The ongoing pressure from the COVID-19 pandemic forced prompt digitization of financial and banking solutions across the globe. While it might have been a difficult wake-up call for many banking institutions, it also provided immense opportunities for incumbents, neobanks, and big tech to evolve their offerings.
With this transition, it was very clear that ensuring the smooth adoption of digital channels was a key focus for many financial institutions, including Canada’s largest bank – the Royal Bank of Canada.
Jouk Pleiter, CEO & Co-founder of Backbase, and Peter Tilton, SVP Digital at the Royal Bank of Canada (RBC) recently discussed how a digital transformation can benefit banks pre and post-pandemic, highlighting the importance of digital channel adoption.
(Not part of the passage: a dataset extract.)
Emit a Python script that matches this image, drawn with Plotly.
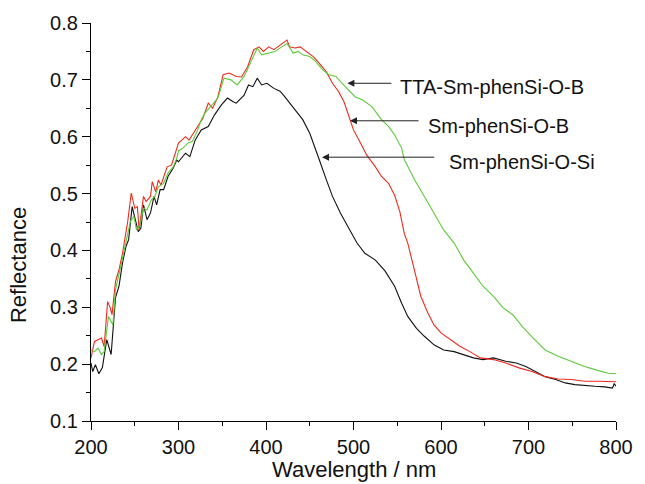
import plotly.graph_objects as go

# Sm-phenSi-O-Si (black)
si_x = [200, 202, 205, 209, 213, 218, 223, 228, 232, 236, 240, 243, 247, 251, 254, 257, 260, 264, 268, 272,
        275, 279, 283, 288, 294, 298, 300, 308, 313, 319, 326, 334, 341, 349, 356, 362, 366, 375, 380, 385,
        390, 395, 401, 409, 416, 420, 427, 435, 442, 450, 455, 461, 469, 476, 485, 495, 504, 513, 525, 536,
        547, 555, 562, 572, 581, 592, 603, 615, 626, 637, 648, 660, 674, 686, 697, 708, 719, 731, 742, 753,
        764, 776, 787, 796, 798, 800]
si_y = [0.202, 0.187, 0.199, 0.183, 0.194, 0.243, 0.217, 0.317, 0.337, 0.378, 0.407, 0.419, 0.477, 0.451, 0.433,
        0.439, 0.480, 0.454, 0.466, 0.495, 0.480, 0.507, 0.507, 0.530, 0.545, 0.559, 0.556, 0.571, 0.565, 0.594,
        0.612, 0.618, 0.638, 0.656, 0.668, 0.662, 0.659, 0.673, 0.691, 0.688, 0.703, 0.691, 0.694, 0.685, 0.680,
        0.673, 0.659, 0.644, 0.630, 0.606, 0.583, 0.559, 0.524, 0.495, 0.466, 0.439, 0.413, 0.395, 0.383, 0.364,
        0.337, 0.307, 0.284, 0.263, 0.249, 0.234, 0.225, 0.222, 0.217, 0.211, 0.208, 0.211, 0.205, 0.202, 0.196,
        0.187, 0.178, 0.173, 0.167, 0.164, 0.162, 0.161, 0.160, 0.158, 0.166, 0.161]

# Sm-phenSi-O-B (red)
b_x = [200, 204, 208, 212, 215, 219, 222, 224, 228, 232, 236, 242, 246, 250, 253, 255, 260, 263, 268, 270,
       274, 277, 280, 287, 292, 296, 300, 308, 312, 317, 322, 328, 334, 339, 345, 351, 358, 366, 372, 379,
       386, 392, 397, 403, 409, 416, 420, 424, 427, 433, 439, 446, 454, 461, 469, 476, 483, 489, 495, 500,
       508, 515, 525, 532, 540, 547, 553, 558, 562, 570, 577, 585, 592, 600, 611, 622, 633, 645, 660, 674,
       690, 704, 719, 734, 749, 764, 779, 800]
b_y = [0.211, 0.240, 0.243, 0.246, 0.231, 0.310, 0.299, 0.287, 0.345, 0.366, 0.395, 0.451, 0.501, 0.474, 0.477,
       0.436, 0.495, 0.486, 0.495, 0.521, 0.503, 0.524, 0.515, 0.547, 0.550, 0.571, 0.589, 0.600, 0.594, 0.606,
       0.618, 0.633, 0.659, 0.650, 0.670, 0.709, 0.712, 0.706, 0.705, 0.723, 0.753, 0.758, 0.750, 0.758, 0.753,
       0.761, 0.767, 0.770, 0.758, 0.756, 0.758, 0.750, 0.741, 0.729, 0.714, 0.694, 0.679, 0.662, 0.633, 0.612,
       0.589, 0.568, 0.547, 0.530, 0.518, 0.497, 0.468, 0.430, 0.413, 0.360, 0.319, 0.290, 0.269, 0.255, 0.243,
       0.231, 0.222, 0.211, 0.208, 0.202, 0.193, 0.187, 0.178, 0.174, 0.173, 0.170, 0.170, 0.169]

# TTA-Sm-phenSi-O-B (green)
t_x = [200, 204, 208, 212, 215, 220, 225, 228, 234, 240, 245, 249, 252, 256, 260, 264, 269, 273, 277, 283,
       288, 294, 298, 300, 305, 311, 316, 322, 326, 330, 337, 345, 352, 360, 367, 375, 382, 390, 395, 403,
       410, 418, 424, 431, 437, 442, 450, 457, 465, 472, 480, 487, 495, 502, 510, 521, 532, 540, 547, 555,
       558, 570, 581, 592, 603, 615, 626, 637, 648, 660, 671, 682, 693, 704, 719, 734, 749, 764, 779, 791, 800]
t_y = [0.225, 0.222, 0.228, 0.217, 0.222, 0.284, 0.269, 0.331, 0.372, 0.413, 0.451, 0.460, 0.436, 0.445, 0.474,
       0.471, 0.489, 0.495, 0.512, 0.518, 0.536, 0.547, 0.562, 0.575, 0.580, 0.589, 0.592, 0.612, 0.630, 0.641,
       0.653, 0.668, 0.703, 0.700, 0.691, 0.706, 0.729, 0.756, 0.744, 0.747, 0.750, 0.758, 0.764, 0.747, 0.750,
       0.744, 0.741, 0.732, 0.717, 0.709, 0.706, 0.694, 0.682, 0.670, 0.665, 0.653, 0.630, 0.618, 0.603, 0.580,
       0.560, 0.524, 0.495, 0.466, 0.436, 0.413, 0.383, 0.360, 0.337, 0.319, 0.299, 0.287, 0.266, 0.248, 0.225,
       0.214, 0.205, 0.196, 0.189, 0.184, 0.183]

labels = ["TTA-Sm-phenSi-O-B", "Sm-phenSi-O-B", "Sm-phenSi-O-Si"]
label_x = [551, 583, 607]
label_y = [0.6875, 0.6186, 0.555]
arrow_tip_x = [493, 496, 464]
arrow_tip_y = [0.694, 0.628, 0.564]
arrow_tail_x = [545, 576, 594]

FONT = "Liberation Sans, Arial, Helvetica, sans-serif"

fig = go.Figure()
fig.add_trace(go.Scatter(x=si_x, y=si_y, mode="lines", line=dict(color="#111111", width=1.1),
                         name="Sm-phenSi-O-Si"))
fig.add_trace(go.Scatter(x=b_x, y=b_y, mode="lines", line=dict(color="#ee2a1c", width=1.1),
                         name="Sm-phenSi-O-B"))
fig.add_trace(go.Scatter(x=t_x, y=t_y, mode="lines", line=dict(color="#5ccb3a", width=1.1),
                         name="TTA-Sm-phenSi-O-B"))

for i in range(3):
    fig.add_annotation(x=arrow_tip_x[i], y=arrow_tip_y[i], ax=arrow_tail_x[i], ay=arrow_tip_y[i],
                       xref="x", yref="y", axref="x", ayref="y", text="", showarrow=True,
                       arrowhead=2, arrowsize=1.4, arrowwidth=1, arrowcolor="#222222")
    fig.add_annotation(x=label_x[i], y=label_y[i], xref="x", yref="y", text=labels[i], showarrow=False,
                       xanchor="left", yanchor="middle", font=dict(family=FONT, size=20, color="#111111"))

fig.add_annotation(x=0.5, y=-0.085, xref="paper", yref="paper", text="Wavelength / nm", showarrow=False,
                   xanchor="center", yanchor="top", font=dict(family=FONT, size=22, color="#111111"))
fig.add_annotation(x=-0.137, y=0.392, xref="paper", yref="paper", text="Reflectance", showarrow=False,
                   textangle=-90, xanchor="center", yanchor="middle",
                   font=dict(family=FONT, size=22, color="#111111"))

fig.update_layout(
    width=645, height=484,
    margin=dict(l=91, r=20, t=23, b=63),
    paper_bgcolor="white", plot_bgcolor="white",
    showlegend=False,
    font=dict(family=FONT, size=20, color="#111111"),
)
fig.update_xaxes(range=[200, 800], tickvals=[200, 300, 400, 500, 600, 700, 800],
                 showline=True, linecolor="black", linewidth=1.3, mirror=False,
                 ticks="outside", ticklen=8, tickwidth=1.2, tickcolor="black",
                 minor=dict(tickvals=[250, 350, 450, 550, 650, 750], ticks="outside", ticklen=4,
                            tickwidth=1.2, tickcolor="black"),
                 showgrid=False, zeroline=False, tickfont=dict(family=FONT, size=20))
fig.update_yaxes(range=[0.1, 0.8], tickvals=[0.1, 0.2, 0.3, 0.4, 0.5, 0.6, 0.7, 0.8],
                 ticktext=["0.1", "0.2", "0.3", "0.4", "0.5", "0.6", "0.7", "0.8"],
                 showline=True, linecolor="black", linewidth=1.3, mirror=False,
                 ticks="outside", ticklen=8, tickwidth=1.2, tickcolor="black",
                 minor=dict(tickvals=[0.15, 0.25, 0.35, 0.45, 0.55, 0.65, 0.75], ticks="outside",
                            ticklen=4, tickwidth=1.2, tickcolor="black"),
                 showgrid=False, zeroline=False, tickfont=dict(family=FONT, size=20))

fig.write_html("out.html")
Two megatrends revealed for servicing and digital advisor connectivity
RBC experienced a massive increase in customers migrating to digital channels for payments. More than half of its customers started using digital channels for transactional activities – increasing from 88% to 94.5% in the first five months of the pandemic.
“When it comes to digitizing advice, only 2-3% were happening remotely before the pandemic while today, this number has risen to 73%,” said Peter.
Banks who already utilized omni-technology could pivot to this shift in customer needs more quickly. This would be achieved by offering advisors solutions like digital identity verification, so they could connect to customers remotely.
“Solutions already built for digital could rapidly be deployed to advisors due to omni-technology,” Peter explained.
“Despite the pandemic, people still want to visit branches so it’s expected that people will return to face-to-face interactions. That being said, the role of the advisor will be both physical and digital.”
While prioritizing digital is a necessity, it’s also still important that customers have the option to visit a branch if that is their preferred option. This ensures the customers have completely engaged in whichever way is best for them.